10 Tweets Mar 24, 2023
I wonder if the results would change if the poll question was posed differently.
"The world is controlled by a secretive elite" seems loaded to me. I would struggle with the word 'secretive'.
There are better ways to frame the question.
unherd.com
1. "Too many political decisions are made by undemocratic technocratic bodies."
2. "Political parties do not give the voter any meaningful choice to influence the policy agenda."
3. "Mainstream news media fails to convey the true character of the contemporary political order."
4. "Politics is dominated by special interest lobbying, fake civil society organisations and politically-motivated technocrats and low-rent academics."
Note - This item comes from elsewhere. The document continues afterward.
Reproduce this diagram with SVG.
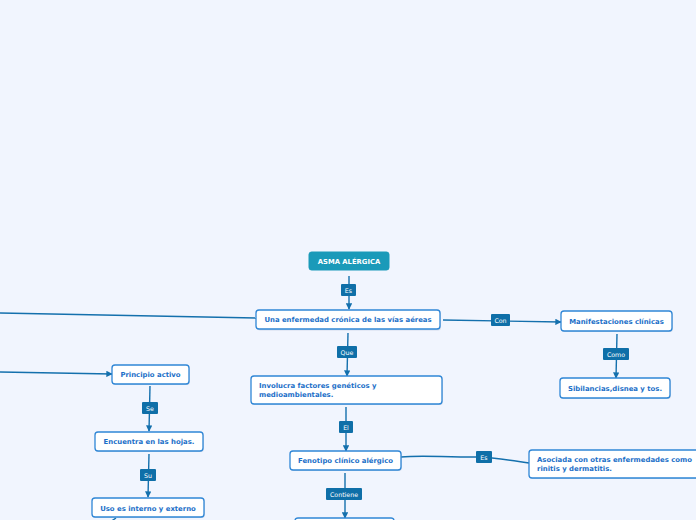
<svg xmlns="http://www.w3.org/2000/svg" width="696" height="520" viewBox="0 0 696 520">
<defs>
<marker id="arr" viewBox="0 0 10 10" refX="9" refY="5" markerWidth="4.5" markerHeight="4.5" orient="auto">
<path d="M0,0 L10,5 L0,10 z" fill="#1470ad"/>
</marker>
<style>
.bg{fill:#f1f5fe}
.node rect{fill:#ffffff;stroke:#2f86d6;stroke-width:1.3}
.node rect.shadow{fill:#9bb0c8;stroke:none;opacity:0.35}
.node text{font-family:"DejaVu Sans",Verdana,sans-serif;font-weight:bold;font-size:6.9px;fill:#1b6fc8}
.root rect{fill:#1a9ab9;stroke:#1a9ab9}
.root text{fill:#ffffff;font-family:"DejaVu Sans",Verdana,sans-serif;font-weight:bold;font-size:6.8px}
.conn path{fill:none;stroke:#1470ad;stroke-width:1.4}
.lbl rect{fill:#0f6fa8}
.lbl text{fill:#ffffff;font-family:"DejaVu Sans",Verdana,sans-serif;font-size:6.3px;text-anchor:middle}
</style>
</defs>
<rect class="bg" x="0" y="0" width="696" height="520"/>

<g id="connectors" class="conn">
<path d="M349,276 L349,309" marker-end="url(#arr)"/>
<path d="M0,313 L256,318"/>
<path d="M443,320 L561,322" marker-end="url(#arr)"/>
<path d="M617,334 L616,378" marker-end="url(#arr)"/>
<path d="M348,333 L347,376" marker-end="url(#arr)"/>
<path d="M346,407 L346,451" marker-end="url(#arr)"/>
<path d="M401,457 C420,455 440,457 476,457 C500,458 515,461 529,463"/>
<path d="M345,473 L345,518" marker-end="url(#arr)"/>
<path d="M0,372 L112,374" marker-end="url(#arr)"/>
<path d="M150,386 L149,431" marker-end="url(#arr)"/>
<path d="M149,454 L148,497" marker-end="url(#arr)"/>
<path d="M116,518 L110,522"/>
</g>

<g id="labels">
<g class="lbl"><rect x="341" y="284" width="15" height="12" rx="1"/><text x="348.5" y="292.5">Es</text></g>
<g class="lbl"><rect x="491" y="314" width="19" height="12" rx="1"/><text x="500.5" y="322.5">Con</text></g>
<g class="lbl"><rect x="603" y="348" width="26" height="12" rx="1"/><text x="616" y="356.5">Como</text></g>
<g class="lbl"><rect x="337" y="346" width="20" height="12" rx="1"/><text x="347" y="354.5">Que</text></g>
<g class="lbl"><rect x="339" y="421" width="14" height="12" rx="1"/><text x="346" y="429.5">El</text></g>
<g class="lbl"><rect x="476" y="451" width="16" height="12" rx="1"/><text x="484" y="459.5">Es</text></g>
<g class="lbl"><rect x="326" y="488" width="36" height="12" rx="1"/><text x="344" y="496.5">Contiene</text></g>
<g class="lbl"><rect x="142" y="402" width="16" height="12" rx="1"/><text x="150" y="410.5">Se</text></g>
<g class="lbl"><rect x="140" y="469" width="16" height="12" rx="1"/><text x="148" y="477.5">Su</text></g>
</g>

<g id="n-root" class="root">
<rect x="309" y="252" width="80" height="18" rx="2.5"/>
<text x="349" y="263.5" text-anchor="middle">ASMA ALÉRGICA</text>
</g>

<g id="n-enfermedad" class="node">
<rect class="shadow" x="257" y="311" width="184" height="19.5" rx="3"/>
<rect x="256" y="310" width="184" height="19" rx="3"/>
<text x="348" y="322" text-anchor="middle">Una enfermedad crónica de las vías aéreas</text>
</g>

<g id="n-manifestaciones" class="node">
<rect class="shadow" x="562" y="312" width="111" height="20" rx="3"/>
<rect x="561" y="311" width="111" height="20" rx="3"/>
<text x="616.5" y="323.5" text-anchor="middle">Manifestaciones clínicas</text>
</g>

<g id="n-sibilancias" class="node">
<rect class="shadow" x="561" y="379" width="110" height="20" rx="3"/>
<rect x="560" y="378" width="110" height="20" rx="3"/>
<text x="615" y="390.5" text-anchor="middle">Sibilancias,disnea y tos.</text>
</g>

<g id="n-involucra" class="node">
<rect class="shadow" x="252" y="377" width="191" height="28" rx="3"/>
<rect x="251" y="376" width="191" height="28" rx="3"/>
<text x="259" y="388">Involucra factores genéticos y</text>
<text x="259" y="397">medioambientales.</text>
</g>

<g id="n-fenotipo" class="node">
<rect class="shadow" x="291" y="452" width="111" height="19" rx="3"/>
<rect x="290" y="451" width="111" height="19" rx="3"/>
<text x="345.5" y="463" text-anchor="middle">Fenotipo clínico alérgico</text>
</g>

<g id="n-asociada" class="node">
<rect class="shadow" x="530" y="451" width="170" height="28" rx="3"/>
<rect x="529" y="450" width="170" height="28" rx="3"/>
<text x="537" y="462">Asociada con otras enfermedades como</text>
<text x="537" y="471">rinitis y dermatitis.</text>
</g>

<g id="n-contiene" class="node">
<rect class="shadow" x="296" y="519" width="99" height="20" rx="3"/>
<rect x="295" y="518" width="99" height="20" rx="3"/>
</g>

<g id="n-principio" class="node">
<rect class="shadow" x="113" y="366" width="77" height="19" rx="3"/>
<rect x="112" y="365" width="77" height="19" rx="3"/>
<text x="150.5" y="377" text-anchor="middle">Principio activo</text>
</g>

<g id="n-encuentra" class="node">
<rect class="shadow" x="96" y="433" width="108" height="19" rx="3"/>
<rect x="95" y="432" width="108" height="19" rx="3"/>
<text x="149" y="444" text-anchor="middle">Encuentra en las hojas.</text>
</g>

<g id="n-uso" class="node">
<rect class="shadow" x="93" y="499" width="112" height="19" rx="3"/>
<rect x="92" y="498" width="112" height="19" rx="3"/>
<text x="148" y="510.5" text-anchor="middle">Uso es interno y externo</text>
</g>
</svg>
5. "Politicians prefer deferring to global institutions than representing the wishes of the public and their constituents."
6. "Atrophied political parties are self-serving and have converged at a superficially centrist but radical consensus, and have lost contact with the public and political constituencies, and have no ideas about how to confront the democratic deficit and crisis of legitimacy."
7. "Tony Blair initiated the darkest chapter of Britain's political history by dismantling democracy and long-standing political principles because he 'thought it was the right thing to do', the full consequences of which are yet to be understood."
I could probably go on.
But it's easy to frame quite reasonable criticisms of contemporary politics as 'conspiracy theory'. All criticisms of politics are, in one way or another superficially analogous to a conspiracy theory.
One relatively influential academic in the field -- a psychologist -- believes that even criticising academics from a position outside of the campus is in and of itself to hold with a 'conspiracy theory'.
Just to accuse some expert of being wrong is 'conspiracy ideation'.
"Conspiracy theory" is a just a smear. People's ability to express political ideas varies. But I'm quite comfortable with the statement, "you can stick your eco-doomer, weirdo gender and fake racial grievance ideologies up your arse; this is about money", even if it's simplistic.
I'm not afraid of 'conspiracy theorists', the 'far right', or 'populism', because I believe that by far the majority of people just want to be left alone to get on with their families and work, not to be troubled by ideologies and idiot politicians' grands projets.
People who tend to be concerned about 'conspiracy theories' tend to have radical ideas about how society must be reorganised, in short order, and about how people who object to that transformation must be dealt with. They tend to be extremists, IOW.